Start of Stored data

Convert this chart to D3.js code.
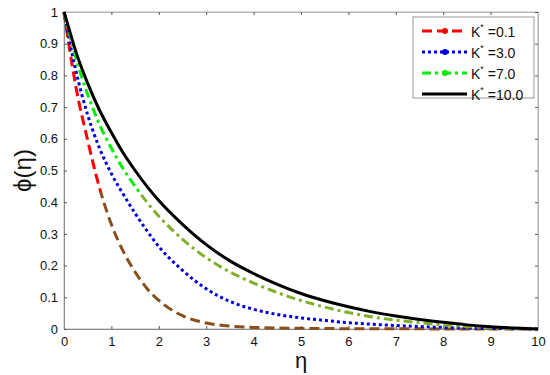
<!DOCTYPE html>
<html>
<head>
<meta charset="utf-8">
<script src="https://cdn.jsdelivr.net/npm/d3@7"></script>
<style>
  html, body { margin: 0; padding: 0; background: #fff; }
  svg { display: block; font-family: "Liberation Sans", Arial, sans-serif; }
</style>
</head>
<body>
<div id="chart"></div>
<script>
/* ── Data ───────────────────────────────────────────────────────────── */
const eta = [0, 0.1, 0.25, 0.5, 0.75, 1, 1.25, 1.5, 1.75, 2, 2.5, 3, 3.5, 4, 4.5, 5, 5.5, 6, 6.5, 7, 7.5, 8, 8.5, 9, 9.5, 10];

const phiK01  = [1, 0.90, 0.765, 0.595, 0.445, 0.33, 0.245, 0.18, 0.128, 0.09, 0.042, 0.019, 0.009, 0.005, 0.003, 0.002, 0.0015, 0.001, 0.001, 0.0005, 0.0005, 0, 0, 0, 0, 0];
const phiK30  = [1, 0.92, 0.815, 0.675, 0.57, 0.49, 0.425, 0.365, 0.31, 0.26, 0.185, 0.127, 0.087, 0.062, 0.046, 0.035, 0.027, 0.02, 0.015, 0.011, 0.008, 0.005, 0.003, 0.002, 0.001, 0];
const phiK70  = [1, 0.94, 0.855, 0.74, 0.645, 0.57, 0.505, 0.45, 0.40, 0.356, 0.283, 0.225, 0.18, 0.145, 0.115, 0.09, 0.069, 0.052, 0.038, 0.028, 0.02, 0.013, 0.008, 0.004, 0.002, 0];
const phiK100 = [1, 0.95, 0.875, 0.775, 0.69, 0.62, 0.555, 0.50, 0.45, 0.405, 0.33, 0.266, 0.215, 0.175, 0.141, 0.112, 0.089, 0.07, 0.054, 0.041, 0.03, 0.021, 0.013, 0.007, 0.003, 0];

const seriesLabels = ['0.1', '3.0', '7.0', '10.0'];
const xTicks = [0, 1, 2, 3, 4, 5, 6, 7, 8, 9, 10];
const yTicks = [0, 0.1, 0.2, 0.3, 0.4, 0.5, 0.6, 0.7, 0.8, 0.9, 1];

/* ── Layout ─────────────────────────────────────────────────────────── */
const W = 550, H = 375;
const margin = { left: 64, right: 12, top: 12, bottom: 46 };
const w = W - margin.left - margin.right;
const h = H - margin.top - margin.bottom;
const AXIS = '#8a8a8a';

const svg = d3.select('#chart').append('svg')
  .attr('width', W).attr('height', H)
  .attr('viewBox', `0 0 ${W} ${H}`);

const g = svg.append('g')
  .attr('transform', `translate(${margin.left},${margin.top})`);

const x = d3.scaleLinear().domain([0, 10]).range([0, w]);
const y = d3.scaleLinear().domain([0, 1]).range([h, 0]);

/* ── Colour-shift gradients (the lower part of two curves changes hue) ── */
const defs = svg.append('defs');
function splitGradient(id, top, bottom, atPhi) {
  const stop = 1 - atPhi;
  const gr = defs.append('linearGradient')
    .attr('id', id)
    .attr('gradientUnits', 'userSpaceOnUse')
    .attr('x1', 0).attr('x2', 0)
    .attr('y1', y(1)).attr('y2', y(0));
  gr.append('stop').attr('offset', 0).attr('stop-color', top);
  gr.append('stop').attr('offset', stop).attr('stop-color', top);
  gr.append('stop').attr('offset', stop).attr('stop-color', bottom);
  gr.append('stop').attr('offset', 1).attr('stop-color', bottom);
}
splitGradient('gRed', '#ff0000', '#8a4f1c', 0.432);
splitGradient('gGreen', '#00f000', '#80b02a', 0.432);

/* ── Frame and axes ─────────────────────────────────────────────────── */
g.append('rect')
  .attr('width', w).attr('height', h)
  .attr('fill', 'none').attr('stroke', '#b5b5b5').attr('stroke-width', 1);

const xAxis = g.append('g')
  .attr('transform', `translate(0,${h})`)
  .call(d3.axisBottom(x).tickValues(xTicks).tickFormat(d3.format('d')).tickSize(-3).tickPadding(8));
const yAxis = g.append('g')
  .call(d3.axisLeft(y).tickValues(yTicks).tickFormat(d => d === 0 || d === 1 ? d : d.toFixed(1)).tickSize(-3).tickPadding(6));
const xTop = g.append('g')
  .call(d3.axisTop(x).tickValues(xTicks).tickFormat('').tickSize(-3));
const yRight = g.append('g')
  .attr('transform', `translate(${w},0)`)
  .call(d3.axisRight(y).tickValues(yTicks).tickFormat('').tickSize(-3));

[xAxis, yAxis, xTop, yRight].forEach(sel => {
  sel.select('.domain').attr('stroke', AXIS);
  sel.selectAll('line').attr('stroke', '#555');
  sel.selectAll('text').attr('fill', '#111').attr('font-size', '13px')
    .attr('font-family', '"Liberation Sans", Arial, sans-serif');
});
xTop.select('.domain').attr('stroke', '#b5b5b5');
yRight.select('.domain').attr('stroke', '#b5b5b5');

/* ── Axis titles ────────────────────────────────────────────────────── */
svg.append('text')
  .attr('x', margin.left + x(5)).attr('y', 368)
  .attr('text-anchor', 'middle')
  .attr('font-size', '22px').attr('fill', '#111')
  .text('\u03B7');

svg.append('text')
  .attr('transform', `translate(31,${margin.top + y(0.5)}) rotate(-90)`)
  .attr('text-anchor', 'middle')
  .attr('font-size', '24px').attr('fill', '#111')
  .text('\u03D5(\u03B7)');

/* ── Curves ─────────────────────────────────────────────────────────── */
const series = [
  { vals: phiK01,  stroke: 'url(#gRed)',   legend: '#ff0000', width: 3, dash: '10,5',    marker: true },
  { vals: phiK30,  stroke: '#0000dd',      legend: '#0000dd', width: 3, dash: '3,3',     marker: true },
  { vals: phiK70,  stroke: 'url(#gGreen)', legend: '#00f000', width: 3, dash: '9,4,3,4', marker: true },
  { vals: phiK100, stroke: '#000000',      legend: '#000000', width: 3, dash: null,      marker: false }
];

const line = d3.line()
  .x(d => x(d[0])).y(d => y(d[1]))
  .curve(d3.curveMonotoneX);

series.forEach(s => {
  const pts = eta.map((e, i) => [e, s.vals[i]]);
  g.append('path').datum(pts)
    .attr('d', line)
    .attr('fill', 'none')
    .attr('stroke', s.stroke)
    .attr('stroke-width', s.width)
    .attr('stroke-dasharray', s.dash)
    .attr('stroke-linejoin', 'round');
});

/* ── Legend ─────────────────────────────────────────────────────────── */
const lg = svg.append('g').attr('transform', 'translate(413,17)');
lg.append('rect')
  .attr('width', 121).attr('height', 81)
  .attr('fill', '#fff').attr('stroke', '#999').attr('stroke-width', 1);

series.forEach((s, i) => {
  const ry = 14 + i * 21;
  lg.append('line')
    .attr('x1', 9).attr('x2', 54).attr('y1', ry).attr('y2', ry)
    .attr('stroke', s.legend).attr('stroke-width', 3)
    .attr('stroke-dasharray', s.dash);
  if (s.marker) {
    lg.append('circle').attr('cx', 32).attr('cy', ry).attr('r', 3).attr('fill', s.legend);
  }
  const t = lg.append('text')
    .attr('x', 58).attr('y', ry + 6)
    .attr('font-size', '14px').attr('fill', '#111');
  t.append('tspan').text('K');
  t.append('tspan').attr('dy', -7).attr('font-size', '9px').text('*');
  t.append('tspan').attr('dy', 7).text(' =' + seriesLabels[i]);
});
</script>
</body>
</html>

End of Stored data

Leave out the pictures and restate, word for word, the lines from the top of the data through the line containing "9, 9.5, 10];", both included.

**Result for this task**:
Convert this chart to D3.js code.
<!DOCTYPE html>
<html>
<head>
<meta charset="utf-8">
<script src="https://cdn.jsdelivr.net/npm/d3@7"></script>
<style>
  html, body { margin: 0; padding: 0; background: #fff; }
  svg { display: block; font-family: "Liberation Sans", Arial, sans-serif; }
</style>
</head>
<body>
<div id="chart"></div>
<script>
/* ── Data ───────────────────────────────────────────────────────────── */
const eta = [0, 0.1, 0.25, 0.5, 0.75, 1, 1.25, 1.5, 1.75, 2, 2.5, 3, 3.5, 4, 4.5, 5, 5.5, 6, 6.5, 7, 7.5, 8, 8.5, 9, 9.5, 10];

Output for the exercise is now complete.